Gegen die berufsgerichtlichen Urteile der ersten Instanz sind dann stets Rechtsmittel zulässig, durch welche die schon angesprochenen Rechtsmittelinstanzen der verschiedenen Berufsgerichtsbarkeiten eröffnet werden. Das entspricht begrüßenswerten rechtsstaatlichen Grundsätzen.

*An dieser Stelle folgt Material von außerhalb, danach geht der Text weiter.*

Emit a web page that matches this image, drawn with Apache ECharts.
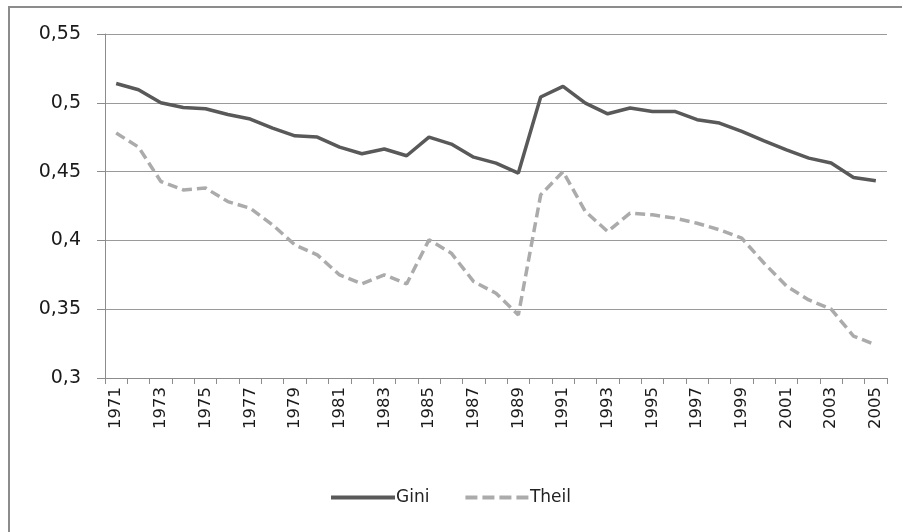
<!DOCTYPE html>
<html>
<head>
<meta charset="utf-8">
<script src="https://cdn.jsdelivr.net/npm/echarts@6/dist/echarts.min.js"></script>
<style>
html,body{margin:0;padding:0;background:#fff;}
#c{width:902px;height:532px;}
</style>
</head>
<body>
<div id="c"></div>
<script>
var years = ['1971','1972','1973','1974','1975','1976','1977','1978','1979','1980','1981','1982','1983','1984','1985','1986','1987','1988','1989','1990','1991','1992','1993','1994','1995','1996','1997','1998','1999','2000','2001','2002','2003','2004','2005'];
var gini = [0.514,0.5095,0.5,0.4966,0.4957,0.4915,0.4882,0.4816,0.476,0.4751,0.4678,0.463,0.4664,0.4615,0.4751,0.470,0.4605,0.4562,0.4489,0.5042,0.5119,0.4998,0.492,0.4962,0.4937,0.4937,0.4877,0.4853,0.4792,0.4724,0.4658,0.4598,0.4562,0.4457,0.4433];
var theil = [0.478,0.4678,0.4428,0.4367,0.438,0.4282,0.4234,0.4113,0.3967,0.3895,0.3749,0.3684,0.375,0.3684,0.4004,0.3907,0.3701,0.3616,0.3458,0.4331,0.450,0.421,0.4064,0.4198,0.4186,0.4162,0.4125,0.4077,0.4016,0.3834,0.3669,0.3567,0.350,0.3305,0.324];
var yTicks = {min:0.3, max:0.55, interval:0.05};

var chart = echarts.init(document.getElementById('c'), null, {renderer:'canvas'});
var font = 'DejaVu Sans';
chart.setOption({
  animation:false,
  backgroundColor:'#fff',
  graphic:[{type:'rect', shape:{x:9, y:7, width:900, height:540}, style:{fill:'none', stroke:'#8c8c8c', lineWidth:2}, silent:true}],
  grid:{left:105, right:15, top:34, bottom:154, containLabel:false},
  legend:{
    bottom:21, left:'center', itemWidth:64, itemHeight:4, itemGap:36,
    itemStyle:{borderWidth:0},
    textStyle:{fontFamily:font, fontSize:17, color:'#222', padding:[0,0,0,-4]},
    data:[
      {name:'Gini', icon:'rect'},
      {name:'Theil', icon:'path://M0,0h12v4h-12z M17,0h12v4h-12z M34,0h12v4h-12z M51,0h12v4h-12z'}
    ]
  },
  xAxis:{
    type:'category', data:years, boundaryGap:true,
    axisLine:{lineStyle:{color:'#8c8c8c', width:1}},
    axisTick:{show:true, interval:0, length:6, lineStyle:{color:'#8c8c8c'}},
    axisLabel:{interval:1, rotate:90, margin:9, fontFamily:font, fontSize:16.5, color:'#1a1a1a'}
  },
  yAxis:{
    type:'value', min:yTicks.min, max:yTicks.max, interval:yTicks.interval,
    axisLine:{show:true, lineStyle:{color:'#8c8c8c'}},
    axisTick:{show:true, length:8, lineStyle:{color:'#8c8c8c'}},
    splitLine:{lineStyle:{color:'#9a9a9a', width:1}},
    axisLabel:{margin:24, fontFamily:font, fontSize:19, color:'#1a1a1a',
      formatter:function(v){return String(+v.toFixed(2)).replace('.',',');}}
  },
  series:[
    {name:'Gini', type:'line', data:gini, symbol:'none', smooth:false,
     lineStyle:{color:'#595959', width:3.5}, itemStyle:{color:'#595959'}},
    {name:'Theil', type:'line', data:theil, symbol:'none',
     lineStyle:{color:'#ababab', width:3.5, type:[10,5]}, itemStyle:{color:'#ababab'}}
  ]
});
</script>
</body>
</html>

IV. Bewertung der Berufsgerichtsbarkeiten

Die heutige Struktur und Arbeitsweise der verschiedenen Berufsgerichtsbarkeiten in Deutschland kann man durchaus als funktionierenden und wichtigen Teil unserer Rechtskultur bewerten. Die Beteiligung der Berufsangehörigen auf allen Ebenen der jeweiligen Berufsgerichtsbarkeiten sorgt dafür, dass der profunde berufliche Sachverstand und vor allem auch die persönliche Kenntnis der praktischen Berufsausübung angemessen in die berufsgerichtlichen Entscheidungen einfließen können. Das erscheint deutlich vorzugswürdig gegenüber einem – ebenfalls denkbaren – System, in dem allein juristisch ausgebildete Berufsrichter über Freiberufler in Fällen zu Gericht sitzen, in denen es um die Bewertung typischen beruflichen Verhaltens bzw. Fehlverhaltens geht. Für den betroffenen Freiberufler wichtig ist in jedem Fall, dass er sich im Verfahren bei dem für ihn zuständigen Berufsgericht durch einen berufsrechtlich versierten Rechtsanwalt anwaltlich vertreten lässt.